Neuroplasticity
Source: Hebb, The Organization of Behavior, 1949; Merzenich, 1984; Kandel, Nobel Prize 2000 Institution: Multiple
Finding
Hebb (1949): neurons that fire together wire together. Merzenich (1984): cortical maps reorganize after altered input. Kandel (Nobel 2000): molecular mechanisms of synaptic plasticity in Aplysia. The brain restructures to match actual use. Cortical territory allocated proportionally to behavioral demands. The brain is an honest record of its own history of use.
Pattern Mapping
Alignment — Neural maps align with actual use. The somatosensory cortex of a violinist over-represents the left hand fingers because those fingers are used more. The map becomes what the function requires.
Proportion — Territory allocated proportionally to use. More used = more cortical real estate.

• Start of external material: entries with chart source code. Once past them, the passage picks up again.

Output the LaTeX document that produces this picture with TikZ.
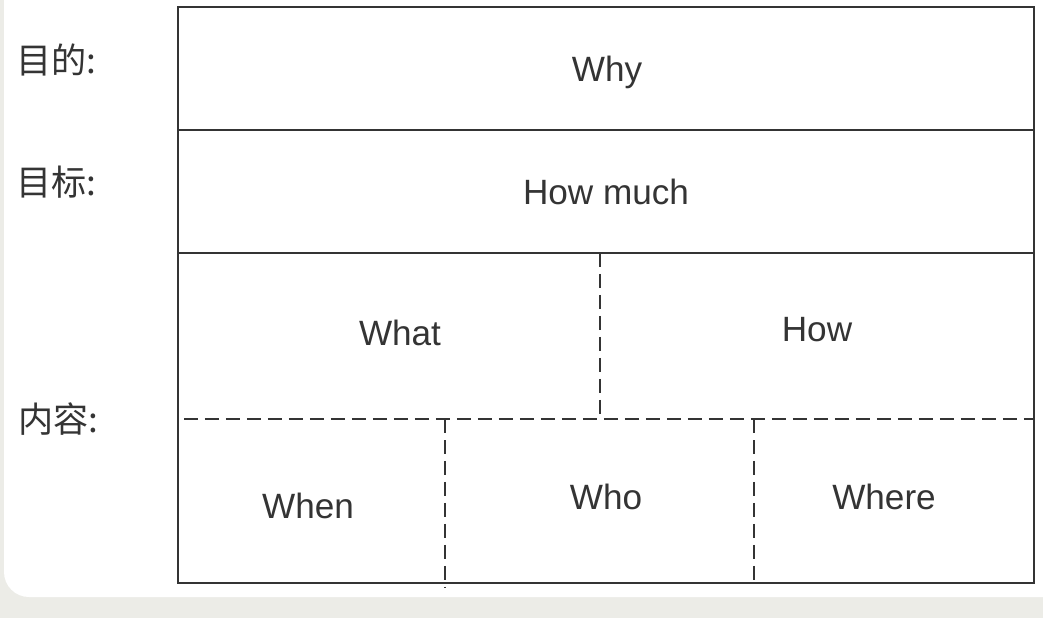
\documentclass[tikz,border=0pt]{standalone}
\usepackage{fontspec}
\setmainfont{Liberation Sans}
\newfontfamily\cjk{Noto Sans CJK SC}
\usetikzlibrary{positioning}
\definecolor{ink}{RGB}{52,52,52}
\definecolor{paper}{RGB}{236,236,231}

\begin{document}
\begin{tikzpicture}[
    x=0.02cm, y=-0.02cm,
    frame/.style={draw=ink, line width=1.4pt},
    cut/.style={draw=ink, line width=1.4pt, dash pattern=on 0.28cm off 0.14cm},
    cell/.style={text=ink, font=\fontsize{20}{24}\selectfont, anchor=base, inner sep=0pt},
    lbl/.style={text=ink, font=\cjk\fontsize{20}{24}\selectfont, anchor=base west, inner sep=0pt}
]
\useasboundingbox (0,0) rectangle (1043,618);
\clip (0,0) rectangle (1043,618);
\fill[paper] (0,0) rectangle (1043,618);
\fill[white, rounded corners=0.5cm] (4,-30) rectangle (1070,597);
% table
\draw[frame] (178,7) rectangle (1034,583);
\draw[frame] (178,130) -- (1034,130);
\draw[frame] (178,253) -- (1034,253);
\draw[cut] (184,419) -- (1034,419);
\draw[cut] (600,253) -- (600,419);
\draw[cut] (445,419) -- (445,587);
\draw[cut] (754,419) -- (754,583);
% cells
\node[cell] (why) at (607,82) {Why};
\node[cell] (howmuch) at (606,204) {How much};
\node[cell] (what) at (400,345) {What};
\node[cell] (how) at (817,341) {How};
\node[cell] (when) at (308,518) {When};
\node[cell] (who) at (606,509) {Who};
\node[cell] (where) at (884,509) {Where};
% left labels
\node[lbl] (purpose) at (16,74) {目的:};
\node[lbl] (goal) at (16,195) {目标:};
\node[lbl] (content) at (18,432) {内容:};
\end{tikzpicture}
\end{document}
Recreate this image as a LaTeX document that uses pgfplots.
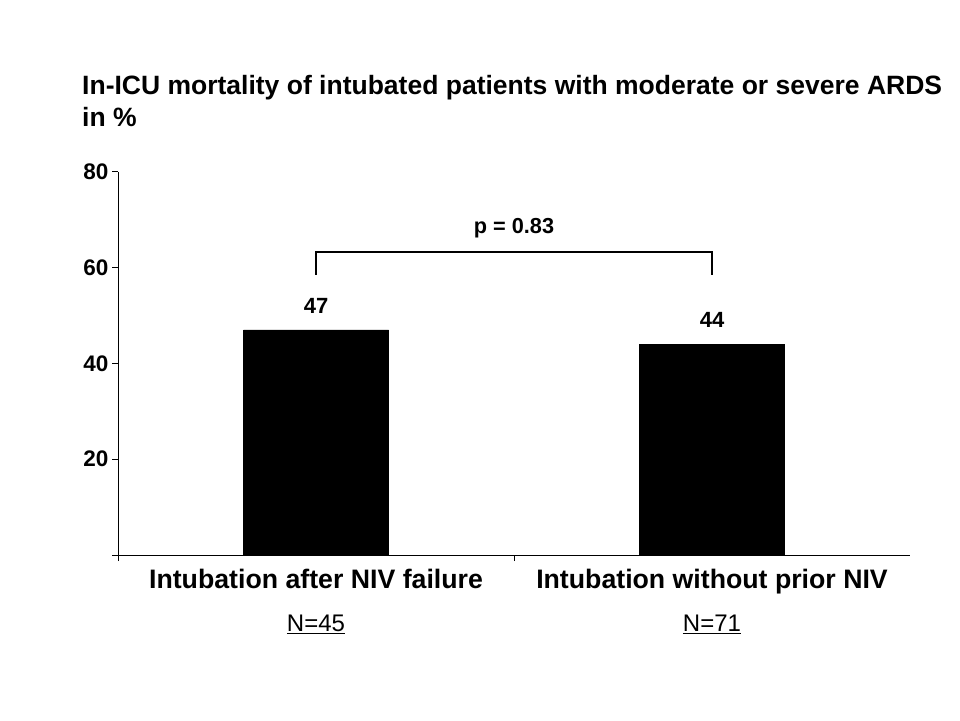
\documentclass[border=0pt]{standalone}
\usepackage{fontspec}
\setmainfont{Liberation Sans}
\usepackage{pgfplots}
\pgfplotsset{compat=1.18}
\begin{document}
\begin{tikzpicture}[x=1pt,y=1pt]
\path[use as bounding box] (0,0) rectangle (960,720);
\node[anchor=base west, align=left, inner sep=0pt,
      font=\fontsize{26.5}{32}\selectfont\bfseries] at (82,720-127)
  {In-ICU mortality of intubated patients with moderate or severe ARDS\\in \%};
\begin{axis}[
  at={(118pt,165pt)}, anchor=south west,
  width=792pt, height=383pt, scale only axis,
  xmin=-0.5, xmax=1.5, ymin=0, ymax=80,
  axis x line=bottom, axis y line=left,
  axis line style={-, line width=1pt, black},
  tick style={line width=1pt, black},
  tick align=outside, major tick length=6pt,
  ytick={0,20,40,60,80}, yticklabels={,20,40,60,80},
  yticklabel style={font=\fontsize{22.5}{26}\selectfont\bfseries},
  /pgf/number format/assume math mode=true,
  xtick={-0.5,0.5}, xticklabels={},
  extra x ticks={0,1},
  extra x tick labels={{Intubation after NIV failure\\[11pt]{\fontsize{24}{28}\selectfont\mdseries\underline{N=45}}},
                       {Intubation without prior NIV\\[11pt]{\fontsize{24}{28}\selectfont\mdseries\underline{N=71}}}},
  extra x tick style={major tick length=0pt,
     xticklabel style={font=\fontsize{26.7}{32}\selectfont\bfseries, align=center, yshift=-11pt}},
  clip=false,
  ybar, bar width=145pt,
  nodes near coords,
  every node near coord/.append style={font=\fontsize{22}{26}\selectfont\bfseries, yshift=13pt},
]
\addplot[fill=black, draw=black] coordinates {(0,47) (1,44)};
\draw[line width=2pt] (axis cs:0,58.5) -- (axis cs:0,63.2) -- (axis cs:1,63.2) -- (axis cs:1,58.5);
\node[font=\fontsize{21.7}{26}\selectfont\bfseries] at (axis cs:0.5,68.3) {p = 0.83};
\end{axis}
\end{tikzpicture}
\end{document}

The allocation matches actual demand, not theoretical importance.
Honesty — The brain is an honest record of its history. You can read a person’s behavioral history from their cortical maps. The structure does not fabricate a history it did not experience.
Connections
- Bone Remodeling — both restructure to match actual use: brain maps and bone maps follow identical logic (→ Meta-Pattern 04 - Proportion as Optimization)
- Epigenetics — both are honest records of history: neural maps record behavioral history, epigenome records environmental history
- Wound Healing — both are biological systems that restructure in response to actual conditions
- Winnicott Mother as First Mirror — the mother’s face shapes the infant’s neural development; neuroplasticity is the mechanism
- Material History of Mirrors — each mirror technology shapes self-perception; neuroplasticity means that changed perception physically restructures the brain
Status
Established neuroscience (Hebb 1949; Merzenich 1984; Kandel 2006; Doidge 2007). No controversy.
The mapping to the five properties is this project’s structural interpretation.